- Published on 12 July 2017
The buzz of busy commuters, as well as the lack of it, leave behind digital footprints that are rich in information about all aspects of people's lives. In EPJ Data Science, Eszter Bokányi and team analyze 63 million tweets originating all over the US for a period of 10 months, and find links between unemployment rates and and the users' Twitter activity.
Guest post by Eszter Bokányi, originally published on SpringerOpen blog
Until recently, it has been a time-consuming, costly and arduous task to collect and analyze data about individual humans at a large scale. With the advent of the digital era, there is a growing amount of data accessible online that enables the analysis and modeling of human behavior. However, our understanding of these digital data sources and the methods that connect the data to real-world outcomes is still limited.
One of the most interesting data that can be collected from these digital footprints is the one that has geographic information attached to it. By connecting digital data to geographical areas, researchers are able to predict several different phenomena ranging from land use patterns to the estimation of poverty, population density or crime rates.
In our article just published in EPJ Data Science, we deal with a framework for estimating the employment and unemployment rates of United States counties. Previous research could link daily activity patterns of individuals to the regularity of their working hours, unemployment to measurable psychological effects in mobile communication patterns, and aggregated daily activities of certain time intervals of geographical regions to unemployment. The present work’s aim is to give an alternative narrative and a broader mathematical framework for these estimates.
We collected aggregated workday activity timelines of US counties from the normalized number of messages sent in each hour on the online social network Twitter from January 2014 to October 2014. These aggregated timelines are the superpositions of many individuals’ timelines that we cannot measure due to the sparsity of the data. But if we could cluster individuals into homogeneously behaving groups based on their daily activity patterns, the data would enable us to measure the extent to which the time series of each group is present in the time series of the whole county.
We assume that according to their daily time series there are two types of people: those who have regular working hours and those who do not. We formulate our hypothesis that each county’s timeline is a linear combination of these two patterns, and then look for the underlying patterns and linear combination factors that minimize the errors when compared to the timeline measurements of the data.
It turns out that the underlying “hidden” patterns indeed correspond to one that has an earlier morning and night activity, and one that shows a later upward shift in the morning and increased night activity. Moreover, the mixing factor indicating the extent of early-rising pattern in county patterns correlates significantly with employment (0.46±0.02) rates, and with an opposite sign with unemployment rates (−0.34±0.02).

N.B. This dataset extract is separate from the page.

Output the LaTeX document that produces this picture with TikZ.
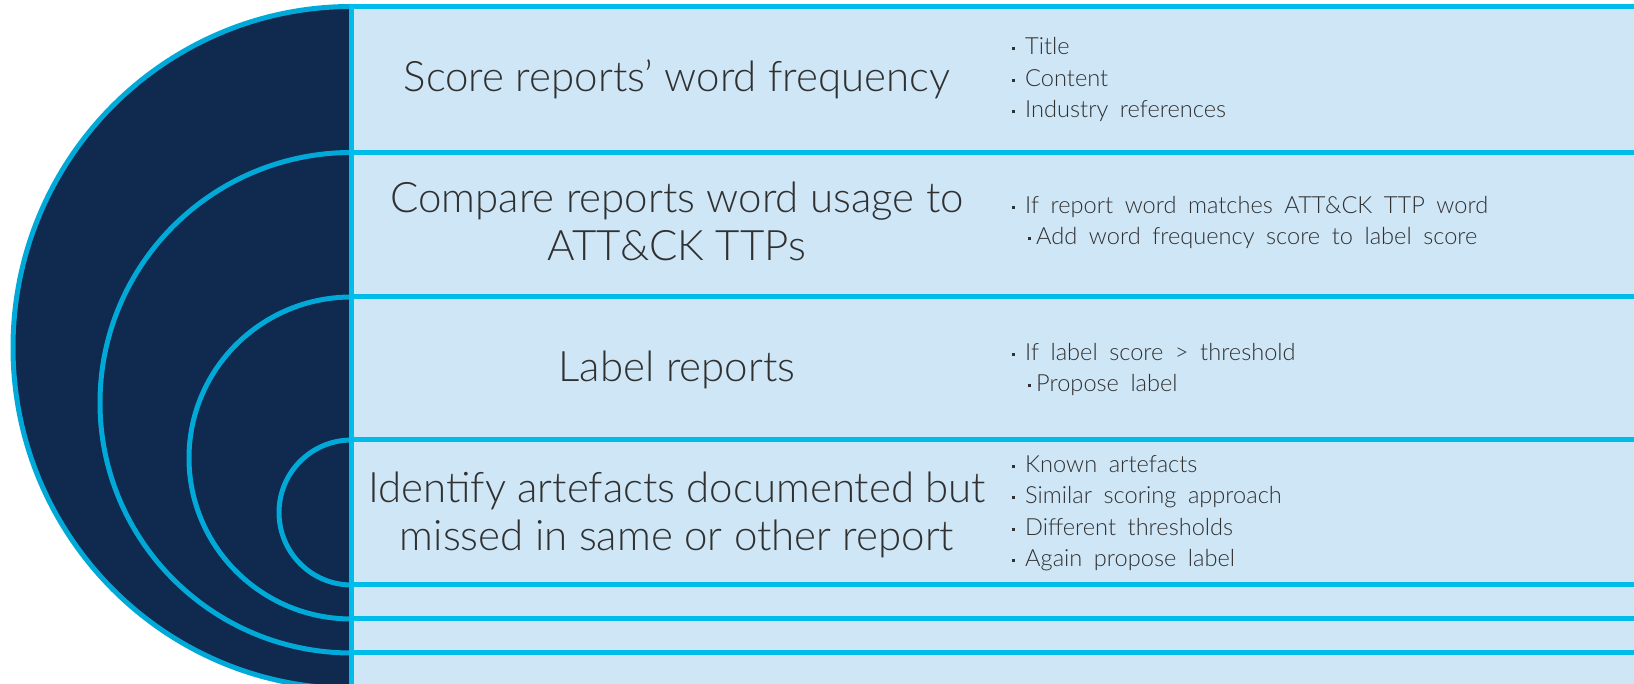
\documentclass[tikz,border=0pt]{standalone}
\usepackage{fontspec}
\setmainfont{Lato Light}
\newfontfamily\bulfont{Lato Light}[WordSpace=1.8]
\definecolor{navy}{HTML}{0F2A4E}
\definecolor{cyanline}{HTML}{00BCEB}
\definecolor{cyanarc}{HTML}{00A9D8}
\definecolor{paleblue}{HTML}{CEE6F6}
\definecolor{txt}{HTML}{303030}
\newcommand{\bul}{\makebox[13pt][l]{\raisebox{4.5pt}{\rule{3pt}{3pt}}}}
\newcommand{\subbul}{\hspace{16pt}\makebox[8pt][l]{\raisebox{4.5pt}{\rule{3pt}{3pt}}}}
\tikzset{
  sepline/.style={draw=cyanline, line width=5pt},
  ring/.style={draw=cyanarc, line width=5pt},
  mainlabel/.style={text=txt, inner sep=0pt, align=center, anchor=base,
    font=\fontsize{42}{48}\selectfont},
  bullets/.style={text=txt, inner sep=0pt, align=left, anchor=base west,
    font=\bulfont\fontsize{23.6}{31.5}\selectfont}
}
\begin{document}
\begin{tikzpicture}[x=1pt,y=1pt]
\useasboundingbox (0,0) rectangle (1634,684);
\clip (0,0) rectangle (1634,684);
\fill[white] (0,0) rectangle (1634,684);
% pale panel
\fill[paleblue] (351.5,0) rectangle (1634,677.5);
% navy half disc
\fill[navy] (351.5,677.5) arc[start angle=90, end angle=270, x radius=338.5, y radius=341] -- cycle;
\draw[ring] (351.5,677.5) arc[start angle=90, end angle=270, x radius=338.5, y radius=341];
% inner rings
\draw[ring] (351.5,531.5) arc[start angle=90, end angle=270, x radius=251.5, y radius=250.25];
\draw[ring] (351.5,387) arc[start angle=90, end angle=270, x radius=162.5, y radius=161];
\draw[ring] (351.5,244) arc[start angle=90, end angle=270, x radius=72.5, y radius=72.5];
% separators
\foreach \yy in {677.5,531.5,387,244,99,65,31}
  \draw[sepline] (349,\yy) -- (1640,\yy);
\draw[sepline] (351.5,680) -- (351.5,-5);
% main labels (anchor = baseline of last line)
\node[mainlabel] (m1) at (677,592) {Score reports’ word frequency};
\node[mainlabel] (m2) at (677,423) {Compare reports word usage to\\ATT\&CK TTPs};
\node[mainlabel] (m3) at (677,302) {Label reports};
\node[mainlabel] (m4) at (677,133) {Identify artefacts documented but\\missed in same or other report};
% bullet lists
\node[bullets] (b1) at (1012,566) {\bul Title\\\bul Content\\\bul Industry references};
\node[bullets] (b2) at (1012,439) {\bul If report word matches ATT\&CK TTP word\\\subbul Add word frequency score to label score};
\node[bullets] (b3) at (1012,292) {\bul If label score > threshold\\\subbul Propose label};
\node[bullets] (b4) at (1012,117) {\bul Known artefacts\\\bul Similar scoring approach\\\bul Different thresholds\\\bul Again propose label};
\end{tikzpicture}
\end{document}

Our results thus show that by analyzing a relatively sparse publicly available geolocated dataset, a very simple model can explain to a certain extent employment/unemployment. This kind of analysis would allow policy makers a better insight into the processes connected to employment phenomena, and could form the basis of future datasets, where problems could not only be identified based on officially registered unemployed people, but also on a basis of the digital footprints people leave on different platforms.